Purpose: Clinically useful molecular markers predicting the clinical course of patients diagnosed with nonmuscle-invasive bladder cancer are needed to improve treatment outcome. Here, we validated four previously reported gene expression signatures for molecular diagnosis of disease stage and carcinoma in situ (CIS) and for predicting disease recurrence and progression.
Experimental Design: We analyzed tumors from 404 patients diagnosed with bladder cancer in hospitals in Denmark, Sweden, England, Spain, and France using custom microarrays. Molecular classifications were compared with pathologic diagnosis and clinical outcome.

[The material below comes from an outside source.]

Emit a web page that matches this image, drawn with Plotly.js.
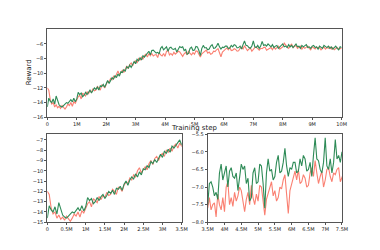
<!DOCTYPE html>
<html>
<head>
<meta charset="utf-8">
<script src="https://cdn.plot.ly/plotly-3.0.1.min.js"></script>
<style>html,body{margin:0;padding:0;background:#fff;}#chart{width:380px;height:250px;}</style>
</head>
<body>
<div id="chart"></div>
<script>
// Training step grid: one reading every 50k steps, 0 .. 10M
const stepSize = 50000;
const nPoints = 201;

// Red (salmon) run, reward per reading
const rewardRed = [
 -12.0,-12.3,-13.6,-14.2,-14.0,-14.6,-14.3,-14.7,-14.5,-14.8,-14.4,
 -14.7,-14.9,-14.6,-14.2,-14.4,-14.0,-14.5,-13.9,-14.1,-13.6,
 -13.2,-13.0,-13.5,-12.7,-12.9,-13.1,-12.5,-12.8,-12.4,-12.6,
 -12.1,-12.4,-12.3,-11.8,-12.0,-12.3,-11.6,-11.7,-12.0,-11.4,
 -11.1,-11.2,-10.7,-10.9,-10.4,-10.6,-10.0,-9.7,-10.2,-9.9,
 -9.6,-9.9,-9.3,-9.0,-9.4,-8.8,-8.6,-9.0,-8.5,-8.3,
 -8.6,-8.0,-8.2,-7.8,-8.1,-7.6,-7.4,-7.8,-7.3,-7.6,
 -7.3,-7.65,-7.5,-7.45,-7.85,-7.2,-7.5,-7.65,-7.3,-7.7,
 -7.0,-6.85,-7.5,-7.3,-7.55,-7.15,-7.4,-7.25,-7.0,-7.1,
 -7.4,-7.7,-7.35,-7.15,-7.5,-6.95,-7.3,-7.5,-7.2,-7.4,
 -6.95,-7.0,-7.4,-7.8,-7.35,-7.2,-7.0,-6.85,-7.25,-7.1,
 -7.4,-7.3,-7.0,-7.05,-6.8,-6.65,-7.2,-7.75,-7.1,-6.9,
 -6.7,-6.55,-6.8,-6.5,-6.9,-6.85,-6.65,-6.75,-7.0,-6.95,
 -6.6,-6.45,-6.7,-6.25,-6.6,-6.9,-6.7,-6.55,-7.0,-6.8,
 -6.5,-6.45,-6.7,-6.85,-6.6,-6.65,-6.5,-6.45,-6.85,-6.7,
 -6.6,-6.5,-6.8,-6.4,-6.7,-6.5,-6.3,-6.7,-6.6,-6.4,
 -5.9,-6.2,-6.4,-6.6,-6.3,-6.0,-6.5,-6.4,-6.2,-6.6,
 -6.5,-6.3,-6.7,-6.4,-6.6,-6.5,-6.3,-6.6,-6.8,-6.4,
 -6.5,-6.7,-6.4,-6.6,-6.5,-6.8,-6.6,-6.4,-6.7,-6.5,
 -6.6,-6.4,-6.7,-6.5,-6.8,-6.6,-6.5,-6.7,-6.6,-6.6
];

// Green run, reward per reading
const rewardGreen = [
 -14.6,-13.4,-13.8,-14.0,-13.5,-14.2,-13.1,-13.6,-14.3,-14.5,-14.6,
 -14.4,-14.2,-14.0,-14.1,-13.8,-13.6,-13.9,-13.4,-13.9,-13.5,
 -12.6,-12.9,-12.7,-13.2,-13.0,-12.6,-12.9,-12.5,-12.3,-12.7,
 -12.4,-12.0,-12.2,-11.9,-12.3,-11.7,-11.8,-11.5,-11.9,-11.3,
 -11.0,-11.4,-10.9,-10.6,-10.8,-10.3,-10.6,-10.1,-10.4,-9.8,
 -9.9,-9.5,-9.7,-9.1,-9.3,-8.9,-9.2,-8.7,-8.4,-8.7,
 -8.1,-8.3,-7.9,-8.2,-7.6,-7.8,-7.5,-7.2,-7.0,-7.5,
 -6.9,-6.85,-7.0,-7.25,-7.15,-7.35,-6.6,-6.35,-6.8,-6.6,
 -6.4,-7.0,-6.55,-6.45,-6.7,-6.75,-6.6,-7.1,-6.7,-6.35,
 -6.5,-6.4,-6.9,-6.75,-7.4,-7.3,-6.6,-6.45,-6.9,-6.85,
 -6.35,-6.4,-6.9,-7.6,-6.6,-6.2,-6.55,-6.5,-6.8,-6.7,
 -6.3,-6.1,-6.6,-6.55,-6.3,-5.9,-6.4,-6.7,-6.45,-6.5,
 -6.3,-6.3,-6.6,-6.55,-6.2,-6.4,-6.1,-6.2,-6.55,-6.5,
 -6.3,-6.7,-6.1,-5.6,-6.2,-6.25,-6.5,-6.6,-6.3,-5.6,
 -6.4,-6.5,-6.2,-6.6,-6.3,-5.65,-6.2,-6.1,-6.3,-6.0,
 -6.2,-6.4,-6.1,-6.5,-6.3,-6.2,-6.6,-6.4,-6.3,-6.0,
 -6.4,-6.3,-6.5,-6.1,-6.4,-6.2,-6.5,-6.3,-6.0,-6.4,
 -6.3,-6.6,-6.2,-6.4,-6.3,-6.1,-6.5,-6.4,-6.6,-6.3,
 -6.2,-6.5,-6.4,-6.7,-6.3,-6.5,-6.6,-6.2,-6.4,-6.5,
 -6.3,-6.6,-6.4,-6.7,-6.5,-6.3,-6.6,-6.8,-6.4,-6.5
];

// Tick labels
const topTickVals = [0,1e6,2e6,3e6,4e6,5e6,6e6,7e6,8e6,9e6,10e6];
const topTickText = ["0","1M","2M","3M","4M","5M","6M","7M","8M","9M","10M"];
const topYTicks = [-16,-14,-12,-10,-8,-6];
const blTickVals = [0,0.5e6,1e6,1.5e6,2e6,2.5e6,3e6,3.5e6];
const blTickText = ["0","0.5M","1M","1.5M","2M","2.5M","3M","3.5M"];
const blYTicks = [-15,-14,-13,-12,-11,-10,-9,-8,-7];
const brTickVals = [3.5e6,4e6,4.5e6,5e6,5.5e6,6e6,6.5e6,7e6,7.5e6];
const brTickText = ["3.5M","4M","4.5M","5M","5.5M","6M","6.5M","7M","7.5M"];
const brYTicks = [-8,-7.5,-7,-6.5,-6,-5.5];

const steps = [];
for (let i = 0; i < nPoints; i++) steps.push(i * stepSize);

const RED = '#fa8072', GREEN = '#2e8b57';
function tr(y, color, xa, ya) {
  return {x: steps, y: y, type: 'scatter', mode: 'lines', xaxis: xa, yaxis: ya,
    line: {color: color, width: 1.1}, hoverinfo: 'skip', showlegend: false};
}
const traces = [
  tr(rewardRed, RED, 'x', 'y'), tr(rewardGreen, GREEN, 'x', 'y'),
  tr(rewardRed, RED, 'x2', 'y2'), tr(rewardGreen, GREEN, 'x2', 'y2'),
  tr(rewardRed, RED, 'x3', 'y3'), tr(rewardGreen, GREEN, 'x3', 'y3')
];

const axBase = {showline: true, mirror: true, linecolor: '#555', linewidth: 1,
  showgrid: false, zeroline: false, ticks: 'outside', ticklen: 2, tickwidth: 1,
  tickcolor: '#555', tickfont: {size: 5, color: '#222', family: 'DejaVu Sans'}};

const layout = {
  width: 380, height: 250, margin: {l: 0, r: 0, t: 0, b: 0},
  paper_bgcolor: '#fff', plot_bgcolor: '#fff',
  font: {family: 'DejaVu Sans', color: '#222'},
  xaxis: Object.assign({}, axBase, {domain: [0.1245, 0.899], range: [0, 10e6],
    tickmode: 'array', tickvals: topTickVals, ticktext: topTickText, anchor: 'y'}),
  yaxis: Object.assign({}, axBase, {domain: [0.531, 0.883], range: [-16, -4],
    tickmode: 'array', tickvals: topYTicks, anchor: 'x'}),
  xaxis2: Object.assign({}, axBase, {domain: [0.1245, 0.478], range: [0, 3.5e6],
    tickmode: 'array', tickvals: blTickVals, ticktext: blTickText, anchor: 'y2'}),
  yaxis2: Object.assign({}, axBase, {domain: [0.111, 0.463], range: [-15, -6.45],
    tickmode: 'array', tickvals: blYTicks, anchor: 'x2'}),
  xaxis3: Object.assign({}, axBase, {domain: [0.5466, 0.9], range: [3.5e6, 7.5e6],
    tickmode: 'array', tickvals: brTickVals, ticktext: brTickText, anchor: 'y3'}),
  yaxis3: Object.assign({}, axBase, {domain: [0.111, 0.463], range: [-8, -5.5],
    tickmode: 'array', tickvals: brYTicks, tickformat: '.1f', anchor: 'x3'}),
  annotations: [
    {text: 'Training step', xref: 'paper', yref: 'paper', x: 0.511, y: 0.487,
     showarrow: false, font: {size: 7, color: '#222'}, xanchor: 'center', yanchor: 'middle'},
    {text: 'Reward', xref: 'paper', yref: 'paper', x: 0.077, y: 0.712, textangle: -90,
     showarrow: false, font: {size: 7, color: '#222'}, xanchor: 'center', yanchor: 'middle'}
  ]
};

Plotly.newPlot('chart', traces, layout, {staticPlot: true, displayModeBar: false});
</script>
</body>
</html>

Results: Classification of disease stage using a 52-gene classifier was found to be highly significantly correlated with pathologic stage (P < 0.001). Furthermore, the classifier added information regarding disease progression of Ta or T1 tumors (P < 0.001). The molecular 88-gene progression classifier was highly significantly correlated with progression-free survival (P < 0.001) and cancer-specific survival (P = 0.001). Multivariate Cox regression analysis showed the progression classifier to be an independently significant variable associated with disease progression after adjustment for age, sex, stage, grade, and treatment (hazard ratio, 2.3; P = 0.007). The diagnosis of CIS using a 68-gene classifier showed a highly significant correlation with histopathologic CIS diagnosis (odds ratio, 5.8; P < 0.001) in multivariate logistic regression analysis.
Conclusion: This multicenter validation study confirms in an independent series the clinical utility of molecular classifiers to predict the outcome of patients initially diagnosed with nonmuscle-invasive bladder cancer. This information may be useful to better guide patient treatment.